My contention here is not that you cannot have come from a background in which you were not taught Christian theology, but that you either forgot it, didn't understand it, or were taught poorly. You seem to be equating what Christians do individually with Biblical truth, which indicated to me a lack of understanding of Christian theology. You asked from where did God come from, which indicated to me a lack of understanding of Biblical views on God. You claimed that appealing to authority is not morality, which indicated to me a lack of understanding of the Christian view of morality. You implied that as soon as one learns of other worldviews such as Atheism, they must be convinced that Christianity is false, indicating to me that your teaching on Christianity, if it existed, was shallow and incomplete at best.

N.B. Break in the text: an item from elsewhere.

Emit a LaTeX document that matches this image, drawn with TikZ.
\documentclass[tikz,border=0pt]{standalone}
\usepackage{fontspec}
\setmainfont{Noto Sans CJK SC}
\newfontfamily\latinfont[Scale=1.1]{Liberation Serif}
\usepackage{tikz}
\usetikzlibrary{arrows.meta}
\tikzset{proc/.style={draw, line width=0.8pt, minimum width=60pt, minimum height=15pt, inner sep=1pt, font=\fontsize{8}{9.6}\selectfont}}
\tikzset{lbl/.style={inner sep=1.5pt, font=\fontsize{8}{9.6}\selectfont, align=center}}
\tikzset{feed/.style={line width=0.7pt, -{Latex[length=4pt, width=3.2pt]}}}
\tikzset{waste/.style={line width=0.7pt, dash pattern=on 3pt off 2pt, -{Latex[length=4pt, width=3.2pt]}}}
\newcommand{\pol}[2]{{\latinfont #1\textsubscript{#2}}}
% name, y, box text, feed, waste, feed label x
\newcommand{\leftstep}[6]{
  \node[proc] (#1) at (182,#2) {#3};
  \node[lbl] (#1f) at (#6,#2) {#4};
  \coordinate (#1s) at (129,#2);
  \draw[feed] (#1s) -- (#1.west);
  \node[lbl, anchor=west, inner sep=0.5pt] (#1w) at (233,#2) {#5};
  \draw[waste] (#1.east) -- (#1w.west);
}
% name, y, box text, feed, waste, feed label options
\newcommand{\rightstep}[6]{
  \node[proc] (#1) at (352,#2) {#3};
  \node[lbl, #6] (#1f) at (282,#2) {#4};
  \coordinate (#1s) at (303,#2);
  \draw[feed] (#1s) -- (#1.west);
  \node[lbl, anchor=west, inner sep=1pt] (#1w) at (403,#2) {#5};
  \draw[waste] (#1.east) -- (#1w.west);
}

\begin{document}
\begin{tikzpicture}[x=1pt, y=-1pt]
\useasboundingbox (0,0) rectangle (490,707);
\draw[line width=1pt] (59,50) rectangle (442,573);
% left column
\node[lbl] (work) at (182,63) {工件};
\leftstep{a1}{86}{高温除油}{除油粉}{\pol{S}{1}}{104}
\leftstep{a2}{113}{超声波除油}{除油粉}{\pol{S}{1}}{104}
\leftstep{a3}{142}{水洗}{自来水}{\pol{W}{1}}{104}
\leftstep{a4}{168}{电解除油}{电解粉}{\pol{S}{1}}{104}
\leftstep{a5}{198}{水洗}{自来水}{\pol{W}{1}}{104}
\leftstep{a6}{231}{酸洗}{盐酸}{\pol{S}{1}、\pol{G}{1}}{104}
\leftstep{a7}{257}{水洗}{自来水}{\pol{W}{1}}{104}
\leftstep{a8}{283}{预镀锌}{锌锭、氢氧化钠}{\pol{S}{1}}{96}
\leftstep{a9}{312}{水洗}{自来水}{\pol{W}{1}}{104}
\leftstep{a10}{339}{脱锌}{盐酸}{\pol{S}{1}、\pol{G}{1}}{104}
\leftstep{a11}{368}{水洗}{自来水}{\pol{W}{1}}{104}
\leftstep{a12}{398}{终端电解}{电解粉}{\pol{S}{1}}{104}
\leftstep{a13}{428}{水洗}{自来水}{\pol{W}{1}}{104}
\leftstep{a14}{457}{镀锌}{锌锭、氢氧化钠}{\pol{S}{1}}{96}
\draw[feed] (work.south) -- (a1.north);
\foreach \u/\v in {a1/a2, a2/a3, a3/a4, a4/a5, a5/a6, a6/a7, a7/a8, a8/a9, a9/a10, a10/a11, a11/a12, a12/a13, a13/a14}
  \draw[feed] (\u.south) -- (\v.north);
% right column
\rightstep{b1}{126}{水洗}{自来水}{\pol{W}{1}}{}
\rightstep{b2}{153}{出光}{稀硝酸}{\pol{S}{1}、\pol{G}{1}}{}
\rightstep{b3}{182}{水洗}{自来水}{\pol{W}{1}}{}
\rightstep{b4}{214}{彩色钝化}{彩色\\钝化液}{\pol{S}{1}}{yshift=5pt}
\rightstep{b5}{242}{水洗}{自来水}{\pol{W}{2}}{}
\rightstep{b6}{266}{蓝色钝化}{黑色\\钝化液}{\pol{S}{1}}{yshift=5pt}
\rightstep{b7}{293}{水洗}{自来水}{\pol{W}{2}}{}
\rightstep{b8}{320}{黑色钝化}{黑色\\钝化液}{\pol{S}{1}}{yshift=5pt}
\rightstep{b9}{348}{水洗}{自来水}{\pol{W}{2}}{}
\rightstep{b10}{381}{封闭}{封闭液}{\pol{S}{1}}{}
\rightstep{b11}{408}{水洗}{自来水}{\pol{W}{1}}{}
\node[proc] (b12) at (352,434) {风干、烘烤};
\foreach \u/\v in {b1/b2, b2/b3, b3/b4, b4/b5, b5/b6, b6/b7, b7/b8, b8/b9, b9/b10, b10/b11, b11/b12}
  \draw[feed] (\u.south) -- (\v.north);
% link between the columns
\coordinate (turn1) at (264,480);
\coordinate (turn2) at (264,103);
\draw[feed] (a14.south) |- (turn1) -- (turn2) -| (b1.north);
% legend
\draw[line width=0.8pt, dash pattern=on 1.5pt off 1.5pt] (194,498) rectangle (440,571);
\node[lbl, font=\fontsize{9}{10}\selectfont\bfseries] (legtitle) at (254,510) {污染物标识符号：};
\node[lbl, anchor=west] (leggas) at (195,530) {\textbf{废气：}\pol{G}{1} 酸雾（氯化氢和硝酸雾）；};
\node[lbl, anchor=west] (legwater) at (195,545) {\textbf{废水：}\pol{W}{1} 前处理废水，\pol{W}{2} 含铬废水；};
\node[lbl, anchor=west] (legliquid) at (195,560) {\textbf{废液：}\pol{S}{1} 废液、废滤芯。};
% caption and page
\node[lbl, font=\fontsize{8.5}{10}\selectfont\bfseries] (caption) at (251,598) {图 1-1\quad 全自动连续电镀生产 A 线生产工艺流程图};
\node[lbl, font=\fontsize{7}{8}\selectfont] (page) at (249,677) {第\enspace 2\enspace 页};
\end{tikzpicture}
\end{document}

The Bible is subject to multiple interpretations and contains within it all sorts of contradictions on moral issues. For many modern moral issues it gives almost no real directives, which puts the burden even more on subjective interpretation. Christianity has no standard other than what a particular Church or Pastor grafts onto their particular reading of scripture. Just because they claim to be aiming towards a Godly and objective morality doesn't mean they're hitting the mark.

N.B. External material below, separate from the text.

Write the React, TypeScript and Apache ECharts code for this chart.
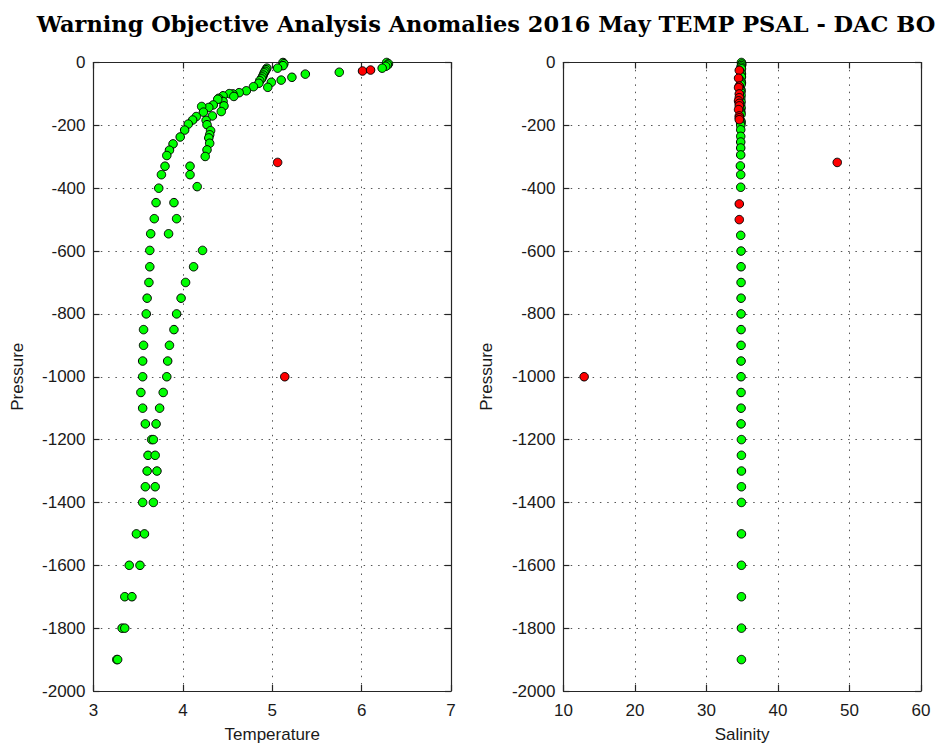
import React, { useEffect, useRef } from "react";
import * as echarts from "echarts";

const titleText = "Warning Objective Analysis Anomalies 2016 May TEMP PSAL - DAC BO";

const tempTicks = [3, 4, 5, 6, 7];
const salTicks = [10, 20, 30, 40, 50, 60];
const presRange = [-2000, 0];

// Temperature (green = good)
const tempGreenT = [
  6.28, 6.3, 6.29, 6.27, 6.23, 5.75, 5.37, 5.22, 5.1, 4.99, 4.95,
  5.12, 5.13, 5.12, 5.06, 4.94, 4.93, 4.92, 4.91, 4.9, 4.89, 4.88, 4.86, 4.85,
  4.79, 4.71, 4.63, 4.56, 4.52, 4.45, 4.4, 4.57, 4.45, 4.46, 4.43, 4.39, 4.34, 4.29, 4.21,
  4.33, 4.23, 4.15, 4.11, 4.06, 4.02, 3.97, 3.89, 3.85, 3.82, 3.8, 3.76, 3.73, 3.7, 3.68, 3.64, 3.63,
  4.26, 4.27, 4.31, 4.3, 4.29, 4.3, 4.27, 4.25, 4.08, 4.08, 4.16, 3.9, 3.93, 3.84, 4.22,
  3.63, 4.12, 3.62, 4.03, 3.6, 3.98, 3.59, 3.93, 3.56, 3.9, 3.56, 3.85, 3.55, 3.83, 3.55, 3.82,
  3.53, 3.78, 3.55, 3.74, 3.58, 3.7, 3.65, 3.67, 3.61, 3.69, 3.6, 3.71, 3.58, 3.69, 3.55, 3.67,
  3.48, 3.57, 3.4, 3.52, 3.35, 3.43, 3.32, 3.35, 3.26, 3.27,
];
const tempGreenP = [
  0, -4, -8, -12, -18, -31, -37, -47, -56, -63, -79,
  0, -4, -10, -18, -18, -23, -28, -33, -40, -46, -52, -58, -66,
  -77, -90, -96, -100, -99, -106, -114, -108, -124, -138, -156, -117, -135, -143, -140,
  -170, -158, -172, -183, -196, -215, -237, -259, -279, -296, -330, -357, -400, -446, -497, -545, -598,
  -184, -198, -217, -230, -240, -257, -278, -299, -330, -357, -395, -446, -497, -545, -598,
  -650, -650, -700, -700, -750, -750, -800, -800, -850, -850, -900, -900, -950, -950, -1000, -1000,
  -1050, -1050, -1100, -1100, -1150, -1150, -1200, -1200, -1250, -1250, -1300, -1300, -1350, -1350, -1400, -1400,
  -1500, -1500, -1600, -1600, -1700, -1700, -1800, -1800, -1900, -1900,
];
// Temperature (red = anomaly)
const tempRedT = [6.01, 6.1, 5.06, 5.14];
const tempRedP = [-27, -24, -318, -1000];

// Salinity (green = good)
const salGreenS = [
  34.9, 34.95, 34.9, 34.85, 34.9, 34.85, 34.9, 34.85, 34.9, 34.85, 34.9, 34.85, 34.8, 34.85, 34.8,
  34.85, 34.8, 34.85, 34.8, 34.85, 34.8, 34.8, 34.85, 34.8, 34.85, 34.8, 34.8,
  34.8, 34.8, 34.8, 34.8, 34.8, 34.75, 34.8, 34.8,
  34.8, 34.85, 34.85, 34.85, 34.85, 34.85, 34.85, 34.85, 34.85, 34.85, 34.85,
  34.85, 34.85, 34.9, 34.9, 34.9, 34.9, 34.9, 34.9,
  34.9, 34.9, 34.9, 34.9, 34.9, 34.9,
];
const salGreenP = [
  0, -5, -10, -15, -20, -32, -36, -42, -46, -60, -65, -70, -85, -90, -95,
  -105, -115, -125, -135, -145, -155, -160, -165, -185, -190, -195, -200,
  -214, -235, -253, -272, -294, -329, -357, -397,
  -550, -600, -650, -700, -750, -800, -850, -900, -950, -1000, -1050,
  -1100, -1150, -1200, -1250, -1300, -1350,
  -1400, -1500, -1600, -1700, -1800, -1900,
];
// Salinity (red = anomaly)
const salRedS = [
  34.6, 34.5, 34.6, 34.5, 34.6, 34.6, 34.5, 34.6, 34.6, 34.5, 34.6, 34.6, 34.6, 34.6, 34.6,
  48.3, 12.9,
];
const salRedP = [
  -25, -50, -75, -80, -100, -112, -122, -130, -138, -150, -170, -176, -182, -450, -500,
  -318, -1000,
];

const zip = (a: number[], b: number[]) => a.map((v, i) => [v, b[i]]);

const AX = "#262626";
const LABEL_FONT = "Liberation Sans";
const plain = (v: number) => String(v);

function makeAxes(gridIndex: number, ticks: number[], name: string) {
  const min = ticks[0];
  const max = ticks[ticks.length - 1];
  const interval = ticks[1] - ticks[0];
  const lineStyle = { color: AX, width: 1.2 };
  const x = [
    {
      gridIndex,
      type: "value",
      min,
      max,
      interval,
      position: "bottom",
      name,
      nameLocation: "middle",
      nameGap: 35,
      nameTextStyle: { fontFamily: LABEL_FONT, fontSize: 17, color: "#1a1a1a" },
      axisLine: { show: true, onZero: false, lineStyle },
      axisTick: { show: true, inside: true, length: 6, lineStyle },
      axisLabel: { margin: 11, fontFamily: LABEL_FONT, fontSize: 17, color: "#1a1a1a", formatter: plain },
      splitLine: { show: true, lineStyle: { color: "#555", width: 1, type: [1.5, 5.8] } },
    },
    {
      gridIndex,
      type: "value",
      min,
      max,
      interval,
      position: "top",
      axisLine: { show: true, onZero: false, lineStyle },
      axisTick: { show: true, inside: true, length: 6, lineStyle },
      axisLabel: { show: false },
      splitLine: { show: false },
    },
  ];
  const y = [
    {
      gridIndex,
      type: "value",
      min: presRange[0],
      max: presRange[1],
      interval: 200,
      position: "left",
      name: "Pressure",
      nameLocation: "middle",
      nameGap: 68,
      nameTextStyle: { fontFamily: LABEL_FONT, fontSize: 17, color: "#1a1a1a" },
      axisLine: { show: true, onZero: false, lineStyle },
      axisTick: { show: true, inside: true, length: 6, lineStyle },
      axisLabel: { margin: 8, fontFamily: LABEL_FONT, fontSize: 17, color: "#1a1a1a", formatter: plain },
      splitLine: { show: true, lineStyle: { color: "#555", width: 1, type: [1.5, 5.8] } },
    },
    {
      gridIndex,
      type: "value",
      min: presRange[0],
      max: presRange[1],
      interval: 200,
      position: "right",
      axisLine: { show: true, onZero: false, lineStyle },
      axisTick: { show: true, inside: true, length: 6, lineStyle },
      axisLabel: { show: false },
      splitLine: { show: false },
    },
  ];
  return { x, y };
}

export default function App() {
  const ref = useRef<HTMLDivElement>(null);
  useEffect(() => {
    if (!ref.current) return;
    const chart = echarts.init(ref.current, null, { renderer: "svg" });
    const a0 = makeAxes(0, tempTicks, "Temperature");
    const a1 = makeAxes(1, salTicks, "Salinity");
    const dot = (color: string) => ({
      color,
      borderColor: "#000",
      borderWidth: 1,
      opacity: 1,
    });
    chart.setOption({
      animation: false,
      backgroundColor: "#fff",
      grid: [
        { left: 93.5, top: 62.5, width: 357.5, height: 630 },
        { left: 563.4, top: 62.5, width: 357.5, height: 630 },
      ],
      xAxis: [...a0.x, ...a1.x],
      yAxis: [...a0.y, ...a1.y],
      graphic: [
        {
          type: "text",
          x: 486,
          y: 24,
          style: {
            text: titleText,
            font: 'bold 22.5px "DejaVu Serif"',
            fill: "#000",
            textAlign: "center",
            textVerticalAlign: "middle",
            align: "center",
            verticalAlign: "middle",
          },
        },
      ],
      series: [
        {
          type: "scatter",
          xAxisIndex: 0,
          yAxisIndex: 0,
          symbolSize: 8.5,
          itemStyle: dot("#00ff00"),
          data: zip(tempGreenT, tempGreenP),
        },
        {
          type: "scatter",
          xAxisIndex: 0,
          yAxisIndex: 0,
          symbolSize: 8.5,
          itemStyle: dot("#ff0000"),
          data: zip(tempRedT, tempRedP),
        },
        {
          type: "scatter",
          xAxisIndex: 2,
          yAxisIndex: 2,
          symbolSize: 8.5,
          itemStyle: dot("#00ff00"),
          data: zip(salGreenS, salGreenP),
        },
        {
          type: "scatter",
          xAxisIndex: 2,
          yAxisIndex: 2,
          symbolSize: 8.5,
          itemStyle: dot("#ff0000"),
          data: zip(salRedS, salRedP),
        },
      ],
    });
    return () => chart.dispose();
  }, []);
  return (
    <div
      ref={ref}
      style={{ position: "fixed", left: 0, top: 0, width: 939, height: 748, background: "#fff" }}
    />
  );
}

There is plenty in the Bible with regards to modern moral issues, what specifically are you referring to?
If you take the Bible at face value, not as some obscure non-understandable document, but as saying what it says, simply as it says it, then it's rather simple.
Again, you are providing an argument against false interpretations of the Bible, not the Bible itself. Again, I can agree.
"Christianity has no standard other than what a particular Church or Pastor grafts onto their particular reading of scripture."
If that is what you were taught in your Lutheran church growing up, then no wonder you got a skewed view of Christianity. Christianity's standard is not what pastors or churches say, no. What pastors and churches say should not be taken immediately as truth, but should be tested against the Bible. If the teaching contradicts what the Bible says, then the teaching is false.
Sola Scriptura!
"Just because they claim to be aiming towards a Godly and objective morality doesn't mean they're hitting the mark."
I couldn't agree more. False teaching in the Church is a big issue, and was also at the time of the Bible's writing. There is much instruction on how to determine if a pastor's teaching is in line with the Bible. Would you like me to go over it?
There are many ways to have a morality without falsely equating morality to "what God wants". And since in practice it's impossible to actually know what God wants, the answers that atheists come up with are not necessarily better or worse than were Christians end up.
What you are saying here is essentially that "you can have morality without a moral standard" which is contradictory to the very nature of morality. Morality is the guide for what is good and evil, and the only way to have laws is to have a giver of laws, or a standard. If you claim that anything that anyone says can be a moral truth, then you've thrown morality out the window entirely, and you just have anarchy. You say it is impossible to know what God wants. Again, this is where I become speculative of whether you have ever read the Bible. If you had, you would know that it is really quite easy. The Bible says as much. It's not some mysterious book of archaic and strange vague writings. It is specific, applicable to the modern day, and fairly clear.
The answers that Atheists come up with are often contradictory to the Bible, so they are far from the truth. Again, Christianity is based on the basic premise that:
What the Bible says is true and good.
Anything contrary to it is false and evil.
Every argument I have seen that you've given is against false interpretations of it, not the Bible itself.